Nine Iraqi soldiers, meanwhile, were slain in a separate suicide car bombing near the sprawling al-Asad Airbase in western Iraq's volatile Anbar province according to Reuters.
Elsewhere, in the religiously mixed Shurta neighborhood of southwestern Baghdad a car bomb exploded outside of a Shiite mosque leaving at least six Iraqis dead and over 20 injured.
Also in the capital city, the executed bodies of six unidentified individuals were discovered. Near the former rebel-stronghold of Fallujah, 40 miles west of Baghdad, American troops reported finding eight more corpses.
Following the February 22 bombing of the sacred Shiite Askariya shrine in Samarra, scores of discarded bodies – believed to be victims of sectarian tit-for-tat reprisal killings – have been found throughout the war-torn nation.
Additionally, at least seven Iraqi policemen were killed in bombings and shootings across the country Thursday.

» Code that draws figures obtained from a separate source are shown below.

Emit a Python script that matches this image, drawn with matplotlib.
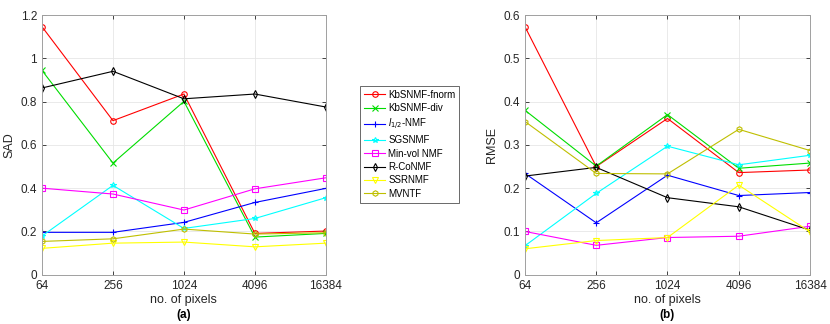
import numpy as np
import matplotlib.pyplot as plt

plt.rcParams['font.family'] = ['Liberation Sans', 'DejaVu Sans']
plt.rcParams['mathtext.fontset'] = 'custom'
plt.rcParams['mathtext.it'] = 'Liberation Sans:italic'

pixels = ['64', '256', '1024', '4096', '16384']
methods = ['KbSNMF-fnorm', 'KbSNMF-div', '$l_{1/2}$-NMF', 'SGSNMF',
           'Min-vol NMF', 'R-CoNMF', 'SSRNMF', 'MVNTF']

sad_fnorm = [1.146, 0.712, 0.835, 0.191, 0.202]
sad_div = [0.944, 0.516, 0.801, 0.174, 0.191]
sad_l12 = [0.196, 0.196, 0.242, 0.334, 0.399]
sad_sgs = [0.179, 0.413, 0.214, 0.260, 0.356]
sad_minvol = [0.400, 0.373, 0.299, 0.397, 0.448]
sad_rco = [0.863, 0.940, 0.813, 0.835, 0.775]
sad_ssr = [0.122, 0.146, 0.151, 0.129, 0.146]
sad_mvntf = [0.154, 0.166, 0.211, 0.188, 0.194]

rmse_fnorm = [0.573, 0.250, 0.361, 0.236, 0.242]
rmse_div = [0.380, 0.251, 0.370, 0.246, 0.258]
rmse_l12 = [0.234, 0.120, 0.230, 0.183, 0.190]
rmse_sgs = [0.067, 0.188, 0.297, 0.254, 0.276]
rmse_minvol = [0.100, 0.068, 0.086, 0.089, 0.112]
rmse_rco = [0.228, 0.248, 0.178, 0.157, 0.103]
rmse_ssr = [0.060, 0.079, 0.086, 0.207, 0.099]
rmse_mvntf = [0.354, 0.234, 0.233, 0.336, 0.287]

sad = [sad_fnorm, sad_div, sad_l12, sad_sgs, sad_minvol, sad_rco, sad_ssr, sad_mvntf]
rmse = [rmse_fnorm, rmse_div, rmse_l12, rmse_sgs, rmse_minvol, rmse_rco, rmse_ssr, rmse_mvntf]

colors = ['#ff0000', '#00dd00', '#0000ff', '#00ffff', '#ff00ff', '#000000', '#ffff00', '#bfbf00']
markers = ['o', 'x', '+', '*', 's', 'd', 'v', 'h']

fig = plt.figure(figsize=(8.3, 3.24), dpi=100)
ax1 = fig.add_axes([0.0506, 0.152, 0.342, 0.8016])
ax2 = fig.add_axes([0.6325, 0.152, 0.3434, 0.8016])

x = np.arange(len(pixels))


def draw(ax, data, ylabel, ymax, yticks, tag):
    for i, vals in enumerate(data):
        ax.plot(x, vals, color=colors[i], marker=markers[i], lw=0.8,
                markersize=4, markerfacecolor='none', markeredgewidth=0.8,
                label=methods[i])
    ax.set_xlim(0, 4)
    ax.set_ylim(0, ymax)
    ax.set_xticks(x)
    ax.set_xticklabels(pixels)
    ax.set_yticks(yticks)
    ax.set_yticklabels(['0' if t == 0 else ('%g' % t) for t in yticks])
    ax.grid(True, color='#e6e6e6', lw=0.6)
    ax.set_axisbelow(True)
    for s in ax.spines.values():
        s.set_color('#a0a0a0')
        s.set_linewidth(0.7)
    ax.tick_params(labelsize=8.5, colors='#262626', length=3, width=0.6,
                   direction='in')
    ax.tick_params(axis='both', which='both', top=True, right=True)
    ax.set_ylabel(ylabel, fontsize=9, color='#262626', labelpad=4)
    ax.set_xlabel('no. of pixels', fontsize=9, color='#262626', labelpad=2)
    pos = ax.get_position()
    fig.text((pos.x0 + pos.x1) / 2, 1 - 315 / 324, tag, ha='center',
             va='center', fontsize=8.5, fontweight='bold')


draw(ax1, sad, 'SAD', 1.2, [0, 0.2, 0.4, 0.6, 0.8, 1.0, 1.2], '(a)')
draw(ax2, rmse, 'RMSE', 0.6, [0, 0.1, 0.2, 0.3, 0.4, 0.5, 0.6], '(b)')

handles, labels = ax1.get_legend_handles_labels()
leg = fig.legend(handles, labels, loc='upper left',
                 bbox_to_anchor=(360 / 830, 1 - 86 / 324), fontsize=7,
                 frameon=True, fancybox=False, borderpad=0.4,
                 labelspacing=0.35, handlelength=2.2, handletextpad=0.3,
                 borderaxespad=0)
leg.get_frame().set_edgecolor('#262626')
leg.get_frame().set_linewidth(0.6)

fig.savefig('out.png', dpi=100)
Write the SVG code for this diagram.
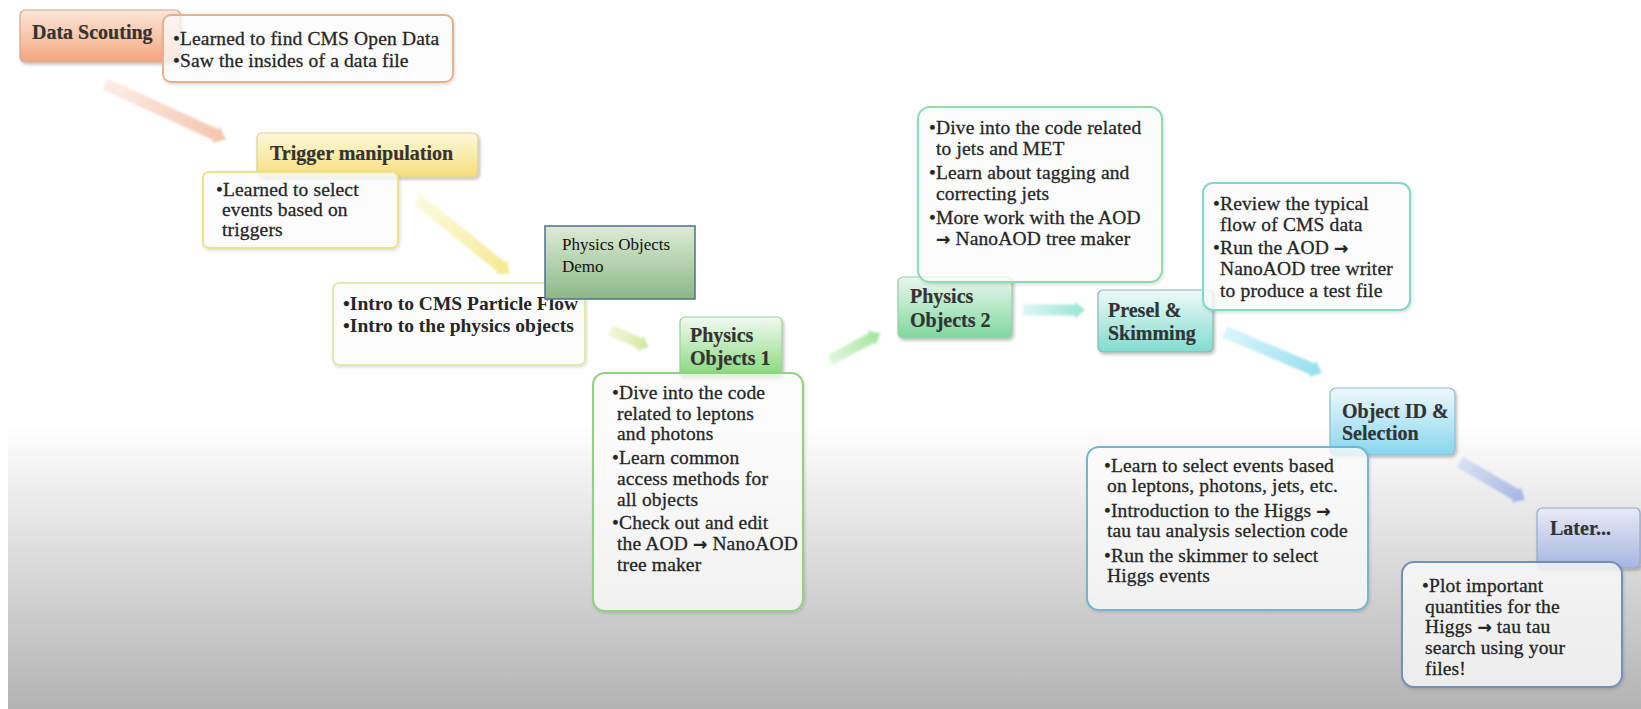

In southern Iraq, a roadside bomb attack claimed the life of a Danish soldier Thursday. The blast, which also wounded another Danish soldier, took place during a combat patrol. The bulk of Denmark's military contingency, consisting of some 530 troops, is located outside the southern port-city of Basra. Thursday's death marks the third Danish fatality since the U.S.-led war in Iraq began in March 2003.